* **WHAT YOU HAVE TO DO**
Exactly the lines from the one with "Reproduce this chart" through the one with "import seaborn as sns", inclusive, are to be repeated, and the pictures are not.

* **PROVIDED INFORMATION**
==============================

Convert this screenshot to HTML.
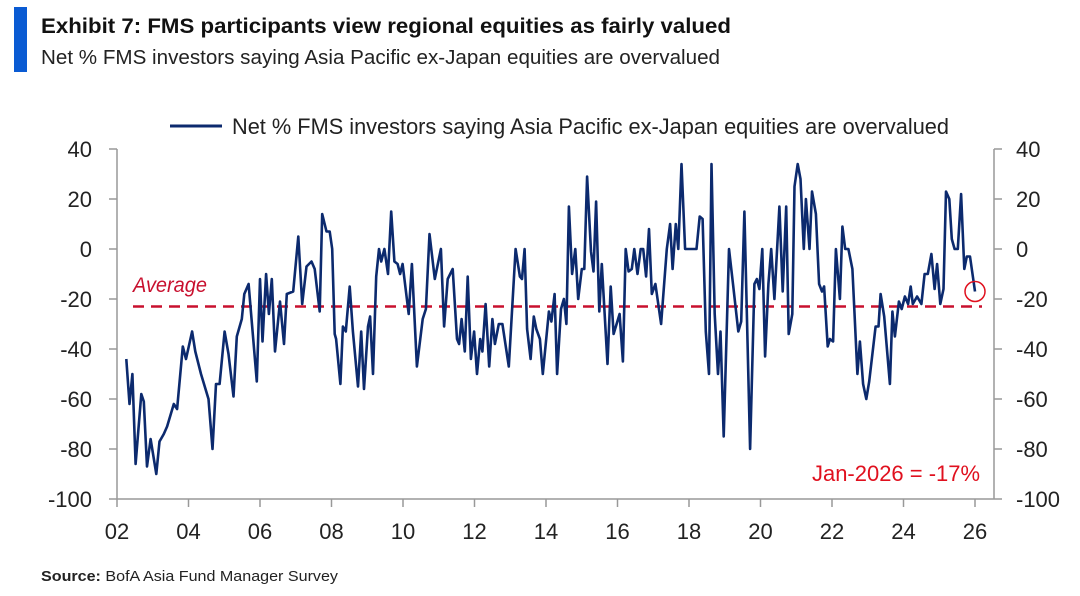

==============================

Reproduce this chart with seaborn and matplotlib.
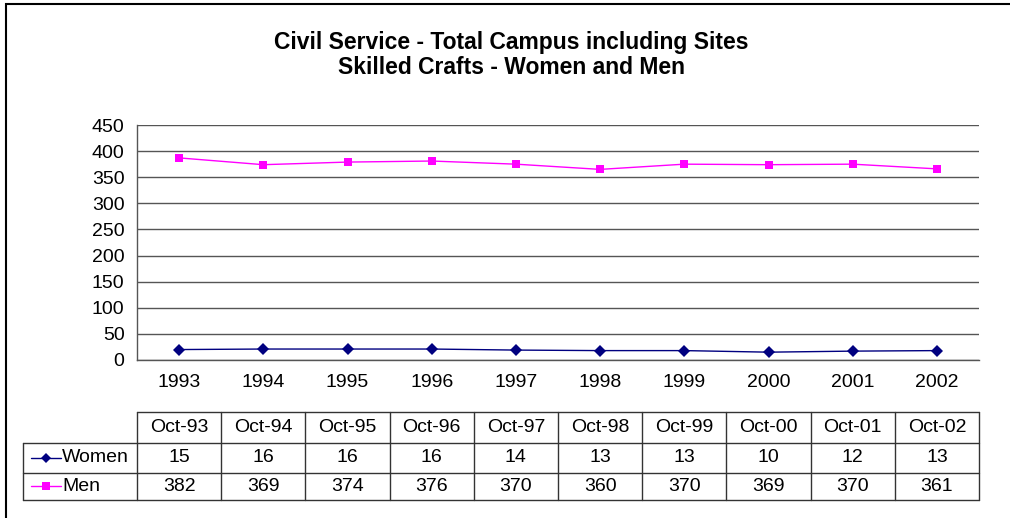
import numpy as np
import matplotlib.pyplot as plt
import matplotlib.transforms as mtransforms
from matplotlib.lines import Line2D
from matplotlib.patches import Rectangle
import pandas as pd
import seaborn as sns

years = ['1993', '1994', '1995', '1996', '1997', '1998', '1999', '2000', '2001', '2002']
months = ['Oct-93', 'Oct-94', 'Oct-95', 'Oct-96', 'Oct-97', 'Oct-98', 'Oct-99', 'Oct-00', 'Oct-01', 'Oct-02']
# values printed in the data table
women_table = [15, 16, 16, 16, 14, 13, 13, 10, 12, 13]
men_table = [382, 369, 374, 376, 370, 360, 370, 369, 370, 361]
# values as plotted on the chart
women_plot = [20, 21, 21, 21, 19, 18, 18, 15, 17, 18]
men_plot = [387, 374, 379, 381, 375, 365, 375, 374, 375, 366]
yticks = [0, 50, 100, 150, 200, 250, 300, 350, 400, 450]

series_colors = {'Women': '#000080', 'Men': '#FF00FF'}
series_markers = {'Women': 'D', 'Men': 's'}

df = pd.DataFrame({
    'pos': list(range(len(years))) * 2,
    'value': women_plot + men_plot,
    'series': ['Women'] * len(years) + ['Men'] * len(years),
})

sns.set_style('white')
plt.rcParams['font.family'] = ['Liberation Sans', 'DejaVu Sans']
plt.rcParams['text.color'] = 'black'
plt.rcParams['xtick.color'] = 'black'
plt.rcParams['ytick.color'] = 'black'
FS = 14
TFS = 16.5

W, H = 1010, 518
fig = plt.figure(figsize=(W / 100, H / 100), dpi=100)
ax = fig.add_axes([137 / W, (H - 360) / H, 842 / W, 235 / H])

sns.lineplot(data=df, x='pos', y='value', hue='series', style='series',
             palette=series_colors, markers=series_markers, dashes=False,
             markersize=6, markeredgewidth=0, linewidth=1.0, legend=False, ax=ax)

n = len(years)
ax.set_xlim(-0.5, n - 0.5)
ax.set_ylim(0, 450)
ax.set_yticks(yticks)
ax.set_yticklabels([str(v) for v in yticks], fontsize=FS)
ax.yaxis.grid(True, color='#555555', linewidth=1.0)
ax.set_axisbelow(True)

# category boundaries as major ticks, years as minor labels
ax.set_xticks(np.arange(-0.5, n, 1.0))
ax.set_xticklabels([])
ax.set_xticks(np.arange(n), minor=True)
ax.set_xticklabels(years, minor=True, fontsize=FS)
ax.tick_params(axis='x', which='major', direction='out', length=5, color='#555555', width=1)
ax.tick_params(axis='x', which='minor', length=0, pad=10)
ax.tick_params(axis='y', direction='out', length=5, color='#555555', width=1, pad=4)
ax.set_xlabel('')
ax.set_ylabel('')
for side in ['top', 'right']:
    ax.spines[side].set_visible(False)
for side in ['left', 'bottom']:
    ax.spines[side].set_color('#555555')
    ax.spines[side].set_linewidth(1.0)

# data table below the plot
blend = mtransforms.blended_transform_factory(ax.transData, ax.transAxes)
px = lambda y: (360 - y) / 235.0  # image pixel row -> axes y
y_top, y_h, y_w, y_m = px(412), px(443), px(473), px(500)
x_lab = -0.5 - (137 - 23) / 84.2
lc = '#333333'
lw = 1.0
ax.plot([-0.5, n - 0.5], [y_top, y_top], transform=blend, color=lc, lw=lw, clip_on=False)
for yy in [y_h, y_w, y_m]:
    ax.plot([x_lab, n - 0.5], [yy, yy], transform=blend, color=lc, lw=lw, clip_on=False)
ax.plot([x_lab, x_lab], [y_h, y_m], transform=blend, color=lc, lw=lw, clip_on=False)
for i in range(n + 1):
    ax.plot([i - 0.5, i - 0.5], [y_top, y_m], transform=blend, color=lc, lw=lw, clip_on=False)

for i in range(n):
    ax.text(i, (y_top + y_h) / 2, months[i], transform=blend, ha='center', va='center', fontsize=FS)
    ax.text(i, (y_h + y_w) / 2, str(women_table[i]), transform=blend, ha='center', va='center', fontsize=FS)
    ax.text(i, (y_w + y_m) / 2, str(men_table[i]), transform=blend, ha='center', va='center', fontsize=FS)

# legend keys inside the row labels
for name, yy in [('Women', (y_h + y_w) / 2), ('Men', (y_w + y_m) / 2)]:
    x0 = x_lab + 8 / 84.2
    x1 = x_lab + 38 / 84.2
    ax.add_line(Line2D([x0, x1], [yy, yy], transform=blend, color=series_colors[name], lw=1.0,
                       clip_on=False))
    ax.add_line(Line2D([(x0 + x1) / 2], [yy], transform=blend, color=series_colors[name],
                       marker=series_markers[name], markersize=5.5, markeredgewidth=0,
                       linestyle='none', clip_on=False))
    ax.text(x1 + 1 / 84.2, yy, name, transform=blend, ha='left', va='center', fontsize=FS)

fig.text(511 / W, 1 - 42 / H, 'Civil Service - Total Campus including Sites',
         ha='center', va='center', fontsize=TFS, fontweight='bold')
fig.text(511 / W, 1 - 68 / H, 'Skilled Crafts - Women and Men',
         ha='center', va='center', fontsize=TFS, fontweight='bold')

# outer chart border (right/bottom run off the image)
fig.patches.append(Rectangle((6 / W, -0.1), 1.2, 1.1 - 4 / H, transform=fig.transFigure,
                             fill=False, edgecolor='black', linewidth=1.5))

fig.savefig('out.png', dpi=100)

==============================

* **RESPONSE TO THE TASK**
Reproduce this chart with seaborn and matplotlib.
import numpy as np
import matplotlib.pyplot as plt
import matplotlib.transforms as mtransforms
from matplotlib.lines import Line2D
from matplotlib.patches import Rectangle
import pandas as pd
import seaborn as sns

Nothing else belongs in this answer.